— Begin Supplied material —
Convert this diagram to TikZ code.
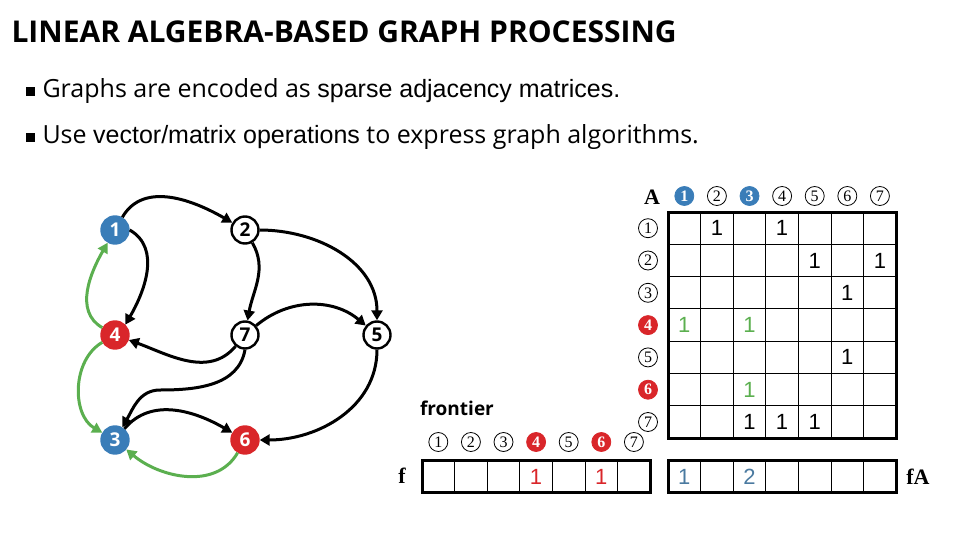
\documentclass[tikz,border=0pt]{standalone}
\usepackage{fontspec}
\setmainfont{Open Sans}
\newfontfamily\arialf{Liberation Sans}
\newfontfamily\serifb{Liberation Serif}
\usetikzlibrary{arrows.meta}
\definecolor{cblue}{HTML}{3A7DB8}
\definecolor{cred}{HTML}{D9262A}
\definecolor{cgreen}{HTML}{5BAF4F}
\definecolor{vblue}{HTML}{4A7AA0}
\newcommand{\bsq}{\rule[1pt]{9pt}{9pt}}
\begin{document}
\begin{tikzpicture}[x=1pt,y=-1pt,
  vtx/.style={circle,draw=black,line width=2.4pt,minimum size=27pt,inner sep=0pt,font=\bfseries\fontsize{19}{19}\selectfont},
  bv/.style={vtx,fill=cblue,draw=cblue,text=white},
  rv/.style={vtx,fill=cred,draw=cred,text=white},
  ed/.style={line width=3pt,-{Triangle[length=10pt,width=11pt]}},
  ged/.style={ed,cgreen},
  lab/.style={circle,draw=black,line width=0.8pt,minimum size=19pt,inner sep=0pt,font=\serifb\fontsize{16}{16}\selectfont},
  blab/.style={lab,fill=cblue,draw=cblue,text=white,font=\serifb\bfseries\fontsize{16}{16}\selectfont},
  rlab/.style={lab,fill=cred,draw=cred,text=white,font=\serifb\bfseries\fontsize{16}{16}\selectfont},
  val/.style={font=\arialf\fontsize{22}{22}\selectfont},
  grid/.style={line width=1pt},
  frame/.style={line width=3pt}]
\useasboundingbox (0,0) rectangle (960,540);
\node[anchor=west,font=\bfseries\fontsize{30}{30}\selectfont] (title) at (8,32) {LINEAR ALGEBRA-BASED GRAPH PROCESSING};
\node[anchor=west,font=\fontsize{25}{25}\selectfont] (b1) at (22,91) {\bsq\hspace{8pt}Graphs are encoded as {\arialf sparse adjacency matrices.}};
\node[anchor=west,font=\fontsize{25}{25}\selectfont] (b2) at (22,137) {\bsq\hspace{8pt}Use {\arialf vector/matrix operations} to express graph algorithms.};
% graph
\node[bv] (n1) at (115,230) {1};
\node[vtx] (n2) at (245,230) {2};
\node[rv] (n4) at (115,335) {4};
\node[vtx] (n7) at (245,335) {7};
\node[vtx] (n5) at (377,335) {5};
\node[bv] (n3) at (115,440) {3};
\node[rv] (n6) at (245,440) {6};
\draw[ed] (n1) to[out=60,in=150] (n2);
\draw[ed] (n1.east) to[out=-30,in=60] (n4.north east);
\draw[ged] (n4) to[out=150,in=-120] (n1);
\draw[ged] (n4) to[out=-150,in=150] (n3);
\draw[ged] (n6) to[out=-120,in=-40] (n3);
\draw[ed] (n3) to[out=50,in=150] (n6);
\draw[ed] (n2) to[out=-60,in=80] (n7);
\draw[ed] (n2) to[out=0,in=90] (n5);
\draw[ed] (n7) to[out=40,in=140] (n5);
\draw[ed] (n7) to[out=-130,in=-20] (n4);
\draw[ed] (n7.south) to[out=-100,in=0] (160,390) to[out=180,in=60] (n3);
\draw[ed] (n5) to[out=-90,in=0] (n6);
% matrix
\def\cw{32.6}
\foreach \i in {0,...,7}{
  \draw[grid] (668+\i*\cw,212) -- (668+\i*\cw,438);
  \draw[grid] (668,212+\i*32.3) -- (896,212+\i*32.3);
}
\draw[frame] (668,212) rectangle (896,438);
\node[font=\serifb\bfseries\fontsize{22}{22}\selectfont] (A) at (652,197) {A};
\foreach \j/\s in {1/blab,2/lab,3/blab,4/lab,5/lab,6/lab,7/lab}{
  \node[\s] (c\j) at (668+\j*\cw-16.3,196) {\j};
}
\foreach \j/\s in {1/lab,2/lab,3/lab,4/rlab,5/lab,6/rlab,7/lab}{
  \node[\s] (r\j) at (648,212+\j*32.3-16.1) {\j};
}
\foreach \r/\c/\col in {1/2/black,1/4/black,2/5/black,2/7/black,3/6/black,4/1/cgreen,4/3/cgreen,5/6/black,6/3/cgreen,7/3/black,7/4/black,7/5/black}{
  \node[val,text=\col] at (668+\c*\cw-16.3,212+\r*32.3-16.1) {1};
}
% fA vector
\foreach \i in {0,...,7}{\draw[grid] (668+\i*\cw,460) -- (668+\i*\cw,492);}
\draw[frame] (668,460) rectangle (896,492);
\node[val,text=vblue] (fa1) at (668+0.5*\cw,477) {1};
\node[val,text=vblue] (fa3) at (668+2.5*\cw,477) {2};
\node[font=\serifb\bfseries\fontsize{22}{22}\selectfont] (fA) at (918,477) {fA};
% f vector
\foreach \i in {0,...,7}{\draw[grid] (422+\i*\cw,460) -- (422+\i*\cw,492);}
\draw[frame] (422,460) rectangle (650,492);
\node[val,text=cred] (f4) at (422+3.5*\cw,477) {1};
\node[val,text=cred] (f6) at (422+5.5*\cw,477) {1};
\node[font=\serifb\bfseries\fontsize{22}{22}\selectfont] (f) at (402,476) {f};
\foreach \j/\s in {1/lab,2/lab,3/lab,4/rlab,5/lab,6/rlab,7/lab}{
  \node[\s] (fc\j) at (422+\j*\cw-16.3,442) {\j};
}
\node[font=\bfseries\fontsize{19}{19}\selectfont] (front) at (457,408) {frontier};
\end{tikzpicture}
\end{document}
— End Supplied material —
§ **What the exercise asks**: Return the material word for word. Pictures are not part of the copy.

§ **Problem solution**:
Convert this diagram to TikZ code.
\documentclass[tikz,border=0pt]{standalone}
\usepackage{fontspec}
\setmainfont{Open Sans}
\newfontfamily\arialf{Liberation Sans}
\newfontfamily\serifb{Liberation Serif}
\usetikzlibrary{arrows.meta}
\definecolor{cblue}{HTML}{3A7DB8}
\definecolor{cred}{HTML}{D9262A}
\definecolor{cgreen}{HTML}{5BAF4F}
\definecolor{vblue}{HTML}{4A7AA0}
\newcommand{\bsq}{\rule[1pt]{9pt}{9pt}}
\begin{document}
\begin{tikzpicture}[x=1pt,y=-1pt,
  vtx/.style={circle,draw=black,line width=2.4pt,minimum size=27pt,inner sep=0pt,font=\bfseries\fontsize{19}{19}\selectfont},
  bv/.style={vtx,fill=cblue,draw=cblue,text=white},
  rv/.style={vtx,fill=cred,draw=cred,text=white},
  ed/.style={line width=3pt,-{Triangle[length=10pt,width=11pt]}},
  ged/.style={ed,cgreen},
  lab/.style={circle,draw=black,line width=0.8pt,minimum size=19pt,inner sep=0pt,font=\serifb\fontsize{16}{16}\selectfont},
  blab/.style={lab,fill=cblue,draw=cblue,text=white,font=\serifb\bfseries\fontsize{16}{16}\selectfont},
  rlab/.style={lab,fill=cred,draw=cred,text=white,font=\serifb\bfseries\fontsize{16}{16}\selectfont},
  val/.style={font=\arialf\fontsize{22}{22}\selectfont},
  grid/.style={line width=1pt},
  frame/.style={line width=3pt}]
\useasboundingbox (0,0) rectangle (960,540);
\node[anchor=west,font=\bfseries\fontsize{30}{30}\selectfont] (title) at (8,32) {LINEAR ALGEBRA-BASED GRAPH PROCESSING};
\node[anchor=west,font=\fontsize{25}{25}\selectfont] (b1) at (22,91) {\bsq\hspace{8pt}Graphs are encoded as {\arialf sparse adjacency matrices.}};
\node[anchor=west,font=\fontsize{25}{25}\selectfont] (b2) at (22,137) {\bsq\hspace{8pt}Use {\arialf vector/matrix operations} to express graph algorithms.};
% graph
\node[bv] (n1) at (115,230) {1};
\node[vtx] (n2) at (245,230) {2};
\node[rv] (n4) at (115,335) {4};
\node[vtx] (n7) at (245,335) {7};
\node[vtx] (n5) at (377,335) {5};
\node[bv] (n3) at (115,440) {3};
\node[rv] (n6) at (245,440) {6};
\draw[ed] (n1) to[out=60,in=150] (n2);
\draw[ed] (n1.east) to[out=-30,in=60] (n4.north east);
\draw[ged] (n4) to[out=150,in=-120] (n1);
\draw[ged] (n4) to[out=-150,in=150] (n3);
\draw[ged] (n6) to[out=-120,in=-40] (n3);
\draw[ed] (n3) to[out=50,in=150] (n6);
\draw[ed] (n2) to[out=-60,in=80] (n7);
\draw[ed] (n2) to[out=0,in=90] (n5);
\draw[ed] (n7) to[out=40,in=140] (n5);
\draw[ed] (n7) to[out=-130,in=-20] (n4);
\draw[ed] (n7.south) to[out=-100,in=0] (160,390) to[out=180,in=60] (n3);
\draw[ed] (n5) to[out=-90,in=0] (n6);
% matrix
\def\cw{32.6}
\foreach \i in {0,...,7}{
  \draw[grid] (668+\i*\cw,212) -- (668+\i*\cw,438);
  \draw[grid] (668,212+\i*32.3) -- (896,212+\i*32.3);
}
\draw[frame] (668,212) rectangle (896,438);
\node[font=\serifb\bfseries\fontsize{22}{22}\selectfont] (A) at (652,197) {A};
\foreach \j/\s in {1/blab,2/lab,3/blab,4/lab,5/lab,6/lab,7/lab}{
  \node[\s] (c\j) at (668+\j*\cw-16.3,196) {\j};
}
\foreach \j/\s in {1/lab,2/lab,3/lab,4/rlab,5/lab,6/rlab,7/lab}{
  \node[\s] (r\j) at (648,212+\j*32.3-16.1) {\j};
}
\foreach \r/\c/\col in {1/2/black,1/4/black,2/5/black,2/7/black,3/6/black,4/1/cgreen,4/3/cgreen,5/6/black,6/3/cgreen,7/3/black,7/4/black,7/5/black}{
  \node[val,text=\col] at (668+\c*\cw-16.3,212+\r*32.3-16.1) {1};
}
% fA vector
\foreach \i in {0,...,7}{\draw[grid] (668+\i*\cw,460) -- (668+\i*\cw,492);}
\draw[frame] (668,460) rectangle (896,492);
\node[val,text=vblue] (fa1) at (668+0.5*\cw,477) {1};
\node[val,text=vblue] (fa3) at (668+2.5*\cw,477) {2};
\node[font=\serifb\bfseries\fontsize{22}{22}\selectfont] (fA) at (918,477) {fA};
% f vector
\foreach \i in {0,...,7}{\draw[grid] (422+\i*\cw,460) -- (422+\i*\cw,492);}
\draw[frame] (422,460) rectangle (650,492);
\node[val,text=cred] (f4) at (422+3.5*\cw,477) {1};
\node[val,text=cred] (f6) at (422+5.5*\cw,477) {1};
\node[font=\serifb\bfseries\fontsize{22}{22}\selectfont] (f) at (402,476) {f};
\foreach \j/\s in {1/lab,2/lab,3/lab,4/rlab,5/lab,6/rlab,7/lab}{
  \node[\s] (fc\j) at (422+\j*\cw-16.3,442) {\j};
}
\node[font=\bfseries\fontsize{19}{19}\selectfont] (front) at (457,408) {frontier};
\end{tikzpicture}
\end{document}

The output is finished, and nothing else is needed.